As you near the final table, you can be taking advantage of the tight play as players try to make the final table. Now more so than ever you need to stay positive, pick up blinds where you can and look for weaknesses in your opponents play. You also need to consider stack sizes and should try not to tangle with the big stacks as they can afford to gamble.

It is also important to move up the money ladder so keep an eye for any short stacks (lower than you). They will be feeling the heat and will have to make a move before you so let them roll the dice before you risk your tournament life, assuming you are not blinding yourself out of the tournament by playing too passive. If on the other hand you find yourself the chip leader or one of the big stacks, be sure to keep the pressure on the lower stacks as they will be less inclined to get involved with you.

If you want to win, you should practice playing short handed games and heads up poker. In short handed play, the hand values go up significantly and you should adjust your starting hand requirements. Similarly in a heads up battle, you should be looking to raise most hands and put your opponents under pressure, particularly with an ace or pocket pair.
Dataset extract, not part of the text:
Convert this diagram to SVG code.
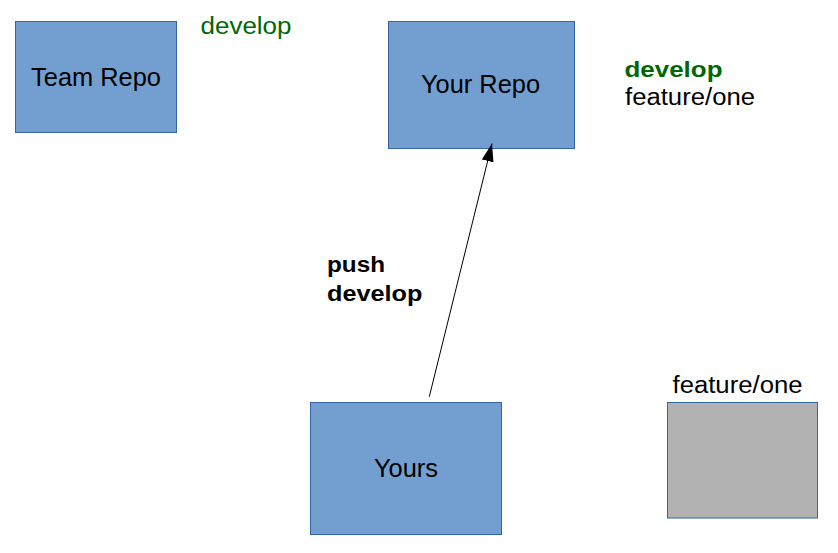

Additional Tournament Strategy Considerations

There are a number of other considerations in tournament play that are worth mentioning.

  • There are always players looking to mini-cash in tournaments. These players are usually not too difficult to spot and particularly when approaching the bubble, you should attack their blinds as they will be unlikely to defend them unless they have a very strong hand. If they play back at you, you know you picked a bad spot, fold and move onto the next hand, but keep at them as they will fold most hands to a raise.
  • With any strategy, you need to understand the players around you as this should dictate who to target and how to play. If you are playing a very tight table, you should look to pick up blinds. If it is very aggressive, you need to take your foot off the throttle. Know your opponents and target the weak players.
  • Remember to change gears. Tournaments are a marathon and it won’t take your opponents to work out your strategy if you don’t mix it up!